Records for this task:

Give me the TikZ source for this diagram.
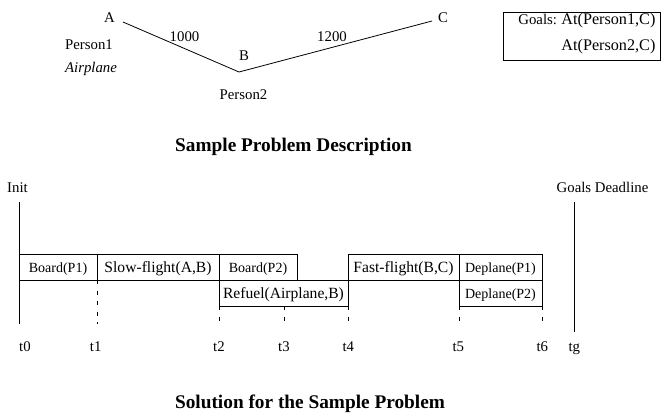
\documentclass[tikz,border=0pt]{standalone}
\usepackage{fontspec}
\setmainfont{Liberation Serif}
\usetikzlibrary{positioning}
\tikzset{lbl/.style={inner sep=0pt, anchor=base, font=\fontsize{14.8}{17}\selectfont}}
\tikzset{act/.style={draw, rectangle, inner sep=0pt, outer sep=0pt, anchor=north west,
    minimum height=26pt, text height=12pt, text depth=1pt, font=\fontsize{15.6}{18}\selectfont}}
\tikzset{smallact/.style={act, font=\fontsize{14}{17}\selectfont}}
\tikzset{tick/.style={dash pattern=on 4pt off 6.5pt}}
\tikzset{caption/.style={lbl, font=\fontsize{19.3}{23}\selectfont\bfseries}}

\begin{document}
\begin{tikzpicture}[x=1pt,y=-1pt,line width=0.8pt]
    \useasboundingbox (0,0) rectangle (661,416);

    \coordinate (PA) at (123, 22);
    \coordinate (PB) at (239, 72);
    \coordinate (PC) at (432, 21);

    \coordinate (I0) at (19, 202);
    \coordinate (G0) at (574, 202);

    \coordinate (T0) at (19, 324);
    \coordinate (T1) at (97, 324);
    \coordinate (T2) at (219, 320.5);
    \coordinate (T3) at (284, 320.5);
    \coordinate (T4) at (348, 320.5);
    \coordinate (T5) at (459, 320.5);
    \coordinate (T6) at (542, 320.5);
    \coordinate (TG) at (574, 332);

    \draw (PA) -- (PB) -- (PC);

    \node[draw, inner sep=0pt, anchor=north west, minimum width=157pt, minimum height=48pt] (goalbox) at (503, 12) {};

    % activities
    \node[smallact, minimum width=78pt] (board1) at (19, 254) {Board(P1)};
    \node[act, minimum width=122pt] (slow) at (board1.north east) {Slow-flight(A,B)};
    \node[smallact, minimum width=78pt] (board2) at (slow.north east) {Board(P2)};
    \node[act, minimum width=129pt] (refuel) at (slow.south east) {Refuel(Airplane,B)};
    \node[act, minimum width=111pt] (fast) at (board2.north -| refuel.east) {Fast-flight(B,C)};
    \node[smallact, minimum width=83pt] (deplane1) at (fast.north east) {Deplane(P1)};
    \node[smallact, minimum width=83pt] (deplane2) at (deplane1.south west) {Deplane(P2)};

    \draw (I0) -- (T0);
    \draw (G0) -- (TG);

    \draw[tick] (slow.south west) -- (T1);
    \draw[tick] (refuel.south west) -- (T2);
    \draw[tick] (refuel.south -| T3) -- (T3);
    \draw[tick] (refuel.south east) -- (T4);
    \draw[tick] (deplane2.south west) -- (T5);
    \draw[tick] (deplane2.south east) -- (T6);

%labels
    \node[lbl] (cityA) at (109.5, 22) {A};
    \node[lbl] (cityB) at (244, 60) {B};
    \node[lbl] (cityC) at (443, 22) {C};
    \node[lbl] (dist1) at (184.5, 41) {1000};
    \node[lbl] (dist2) at (332, 41) {1200};
    \node[lbl] (pers1) at (89, 49) {Person1};
    \node[lbl] (plane) at (91, 72) {\itshape Airplane};
    \node[lbl] (pers2) at (243.5, 99.5) {Person2};

    \node[lbl, anchor=base west] (goals) at (518, 24.5) {Goals:};
    \node[lbl, anchor=base west, font=\fontsize{16.2}{19}\selectfont] (goal1) at (561, 24.5) {At(Person1,C)};
    \node[lbl, anchor=base west, font=\fontsize{16.2}{19}\selectfont] (goal2) at (561, 50) {At(Person2,C)};

    \node[caption] (desc) at (293.5, 151) {Sample Problem Description};

    \node[lbl] (init) at (17.5, 192) {Init};
    \node[lbl] (deadline) at (602.5, 192) {Goals Deadline};

    \node[lbl] (lt0) at (25, 351) {t0};
    \node[lbl] (lt1) at (95.7, 351) {t1};
    \node[lbl] (lt2) at (219, 351) {t2};
    \node[lbl] (lt3) at (284, 351) {t3};
    \node[lbl] (lt4) at (348.3, 351) {t4};
    \node[lbl] (lt5) at (458.3, 351) {t5};
    \node[lbl] (lt6) at (542.3, 351) {t6};
    \node[lbl] (ltg) at (574.3, 351) {tg};

    \node[caption] (sol) at (310, 408) {Solution for the Sample Problem};
\end{tikzpicture}
\end{document}
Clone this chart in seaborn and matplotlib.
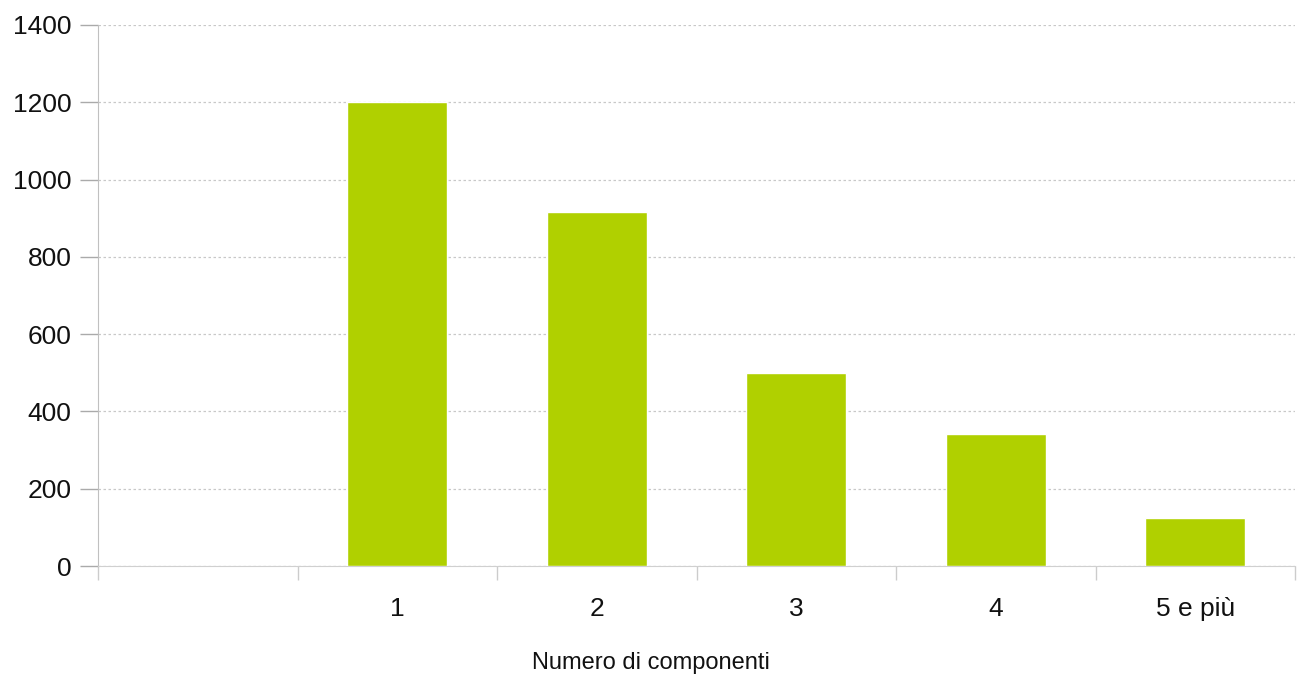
import matplotlib
matplotlib.use("Agg")
import matplotlib.pyplot as plt
import seaborn as sns
import numpy as np
import pandas as pd

# data
categorie = ["", "1", "2", "3", "4", "5 e più"]
famiglie = [0, 1200, 915, 500, 342, 125]

sns.set_style("white")
plt.rcParams['font.family'] = ['Liberation Sans', 'DejaVu Sans']

df = pd.DataFrame({"componenti": categorie, "n": famiglie})

fig = plt.figure(figsize=(13.01, 6.81), dpi=100)
ax = fig.add_axes([98/1301, 1 - 566/681, (1295 - 98)/1301, (566 - 25)/681])

sns.barplot(data=df, x="componenti", y="n", color="#b0d000", width=0.5,
            saturation=1, ax=ax, zorder=3)

ax.set_xlim(-0.5, len(categorie) - 0.5)
ax.set_ylim(0, 1400)
ax.set_yticks(np.arange(0, 1401, 200))
ax.yaxis.grid(True, linestyle=(0, (2, 2)), color="#c8c8c8", linewidth=0.9, zorder=0)

# ticks at category boundaries, labels in the middle
ax.set_xticks(np.arange(-0.5, len(categorie), 1.0), minor=True)
ax.tick_params(axis="x", which="major", bottom=True, length=0, pad=22,
               labelsize=19, labelcolor="#111111")
ax.tick_params(axis="x", which="minor", bottom=True, length=10, color="#cccccc", width=1)
ax.tick_params(axis="y", which="major", left=True, length=13, color="#aaaaaa", width=1,
               labelsize=19, labelcolor="#111111", pad=6)

for s in ["top", "right"]:
    ax.spines[s].set_visible(False)
ax.spines["left"].set_color("#c0c0c0")
ax.spines["bottom"].set_color("#d0d0d0")

ax.set_xlabel("Numero di componenti", fontsize=17, color="#111111", va="center")
ax.xaxis.set_label_coords((651 - 98) / 1197, -(663 - 566) / 541)
ax.set_ylabel("")

fig.savefig("out.png", dpi=100)
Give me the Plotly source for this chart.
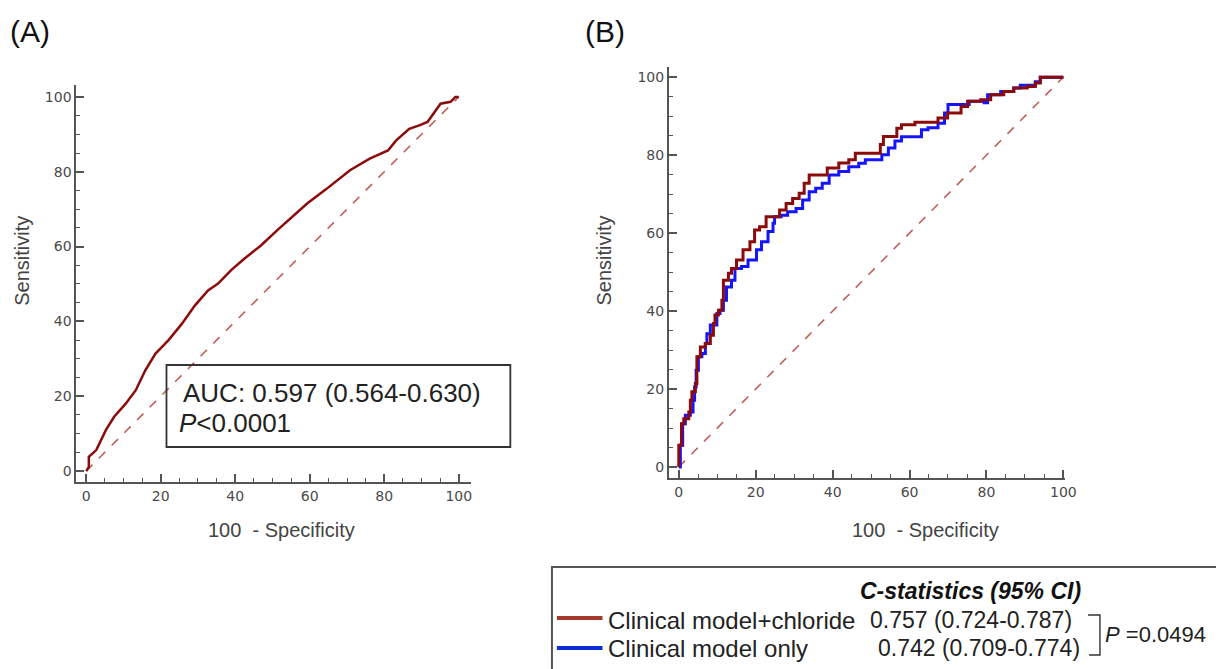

Set task: Omit the pictures and output all of the other material exactly.

Expected answer:
Give me the TikZ source for this diagram.
\documentclass[tikz,border=0pt]{standalone}
\usepackage{fontspec}
\setmainfont{Liberation Serif}
\usetikzlibrary{positioning}
\tikzset{lbl/.style={inner sep=0pt, anchor=base, font=\fontsize{14.8}{17}\selectfont}}
\tikzset{act/.style={draw, rectangle, inner sep=0pt, outer sep=0pt, anchor=north west,
    minimum height=26pt, text height=12pt, text depth=1pt, font=\fontsize{15.6}{18}\selectfont}}
\tikzset{smallact/.style={act, font=\fontsize{14}{17}\selectfont}}
\tikzset{tick/.style={dash pattern=on 4pt off 6.5pt}}
\tikzset{caption/.style={lbl, font=\fontsize{19.3}{23}\selectfont\bfseries}}

\begin{document}
\begin{tikzpicture}[x=1pt,y=-1pt,line width=0.8pt]
    \useasboundingbox (0,0) rectangle (661,416);

    \coordinate (PA) at (123, 22);
    \coordinate (PB) at (239, 72);
    \coordinate (PC) at (432, 21);

    \coordinate (I0) at (19, 202);
    \coordinate (G0) at (574, 202);

    \coordinate (T0) at (19, 324);
    \coordinate (T1) at (97, 324);
    \coordinate (T2) at (219, 320.5);
    \coordinate (T3) at (284, 320.5);
    \coordinate (T4) at (348, 320.5);
    \coordinate (T5) at (459, 320.5);
    \coordinate (T6) at (542, 320.5);
    \coordinate (TG) at (574, 332);

    \draw (PA) -- (PB) -- (PC);

    \node[draw, inner sep=0pt, anchor=north west, minimum width=157pt, minimum height=48pt] (goalbox) at (503, 12) {};

    % activities
    \node[smallact, minimum width=78pt] (board1) at (19, 254) {Board(P1)};
    \node[act, minimum width=122pt] (slow) at (board1.north east) {Slow-flight(A,B)};
    \node[smallact, minimum width=78pt] (board2) at (slow.north east) {Board(P2)};
    \node[act, minimum width=129pt] (refuel) at (slow.south east) {Refuel(Airplane,B)};
    \node[act, minimum width=111pt] (fast) at (board2.north -| refuel.east) {Fast-flight(B,C)};
    \node[smallact, minimum width=83pt] (deplane1) at (fast.north east) {Deplane(P1)};
    \node[smallact, minimum width=83pt] (deplane2) at (deplane1.south west) {Deplane(P2)};

    \draw (I0) -- (T0);
    \draw (G0) -- (TG);

    \draw[tick] (slow.south west) -- (T1);
    \draw[tick] (refuel.south west) -- (T2);
    \draw[tick] (refuel.south -| T3) -- (T3);
    \draw[tick] (refuel.south east) -- (T4);
    \draw[tick] (deplane2.south west) -- (T5);
    \draw[tick] (deplane2.south east) -- (T6);

%labels
    \node[lbl] (cityA) at (109.5, 22) {A};
    \node[lbl] (cityB) at (244, 60) {B};
    \node[lbl] (cityC) at (443, 22) {C};
    \node[lbl] (dist1) at (184.5, 41) {1000};
    \node[lbl] (dist2) at (332, 41) {1200};
    \node[lbl] (pers1) at (89, 49) {Person1};
    \node[lbl] (plane) at (91, 72) {\itshape Airplane};
    \node[lbl] (pers2) at (243.5, 99.5) {Person2};

    \node[lbl, anchor=base west] (goals) at (518, 24.5) {Goals:};
    \node[lbl, anchor=base west, font=\fontsize{16.2}{19}\selectfont] (goal1) at (561, 24.5) {At(Person1,C)};
    \node[lbl, anchor=base west, font=\fontsize{16.2}{19}\selectfont] (goal2) at (561, 50) {At(Person2,C)};

    \node[caption] (desc) at (293.5, 151) {Sample Problem Description};

    \node[lbl] (init) at (17.5, 192) {Init};
    \node[lbl] (deadline) at (602.5, 192) {Goals Deadline};

    \node[lbl] (lt0) at (25, 351) {t0};
    \node[lbl] (lt1) at (95.7, 351) {t1};
    \node[lbl] (lt2) at (219, 351) {t2};
    \node[lbl] (lt3) at (284, 351) {t3};
    \node[lbl] (lt4) at (348.3, 351) {t4};
    \node[lbl] (lt5) at (458.3, 351) {t5};
    \node[lbl] (lt6) at (542.3, 351) {t6};
    \node[lbl] (ltg) at (574.3, 351) {tg};

    \node[caption] (sol) at (310, 408) {Solution for the Sample Problem};
\end{tikzpicture}
\end{document}
Clone this chart in seaborn and matplotlib.
import matplotlib
matplotlib.use("Agg")
import matplotlib.pyplot as plt
import seaborn as sns
import numpy as np
import pandas as pd

# data
categorie = ["", "1", "2", "3", "4", "5 e più"]
famiglie = [0, 1200, 915, 500, 342, 125]

sns.set_style("white")
plt.rcParams['font.family'] = ['Liberation Sans', 'DejaVu Sans']

df = pd.DataFrame({"componenti": categorie, "n": famiglie})

fig = plt.figure(figsize=(13.01, 6.81), dpi=100)
ax = fig.add_axes([98/1301, 1 - 566/681, (1295 - 98)/1301, (566 - 25)/681])

sns.barplot(data=df, x="componenti", y="n", color="#b0d000", width=0.5,
            saturation=1, ax=ax, zorder=3)

ax.set_xlim(-0.5, len(categorie) - 0.5)
ax.set_ylim(0, 1400)
ax.set_yticks(np.arange(0, 1401, 200))
ax.yaxis.grid(True, linestyle=(0, (2, 2)), color="#c8c8c8", linewidth=0.9, zorder=0)

# ticks at category boundaries, labels in the middle
ax.set_xticks(np.arange(-0.5, len(categorie), 1.0), minor=True)
ax.tick_params(axis="x", which="major", bottom=True, length=0, pad=22,
               labelsize=19, labelcolor="#111111")
ax.tick_params(axis="x", which="minor", bottom=True, length=10, color="#cccccc", width=1)
ax.tick_params(axis="y", which="major", left=True, length=13, color="#aaaaaa", width=1,
               labelsize=19, labelcolor="#111111", pad=6)

for s in ["top", "right"]:
    ax.spines[s].set_visible(False)
ax.spines["left"].set_color("#c0c0c0")
ax.spines["bottom"].set_color("#d0d0d0")

ax.set_xlabel("Numero di componenti", fontsize=17, color="#111111", va="center")
ax.xaxis.set_label_coords((651 - 98) / 1197, -(663 - 566) / 541)
ax.set_ylabel("")

fig.savefig("out.png", dpi=100)
Give me the Plotly source for this chart.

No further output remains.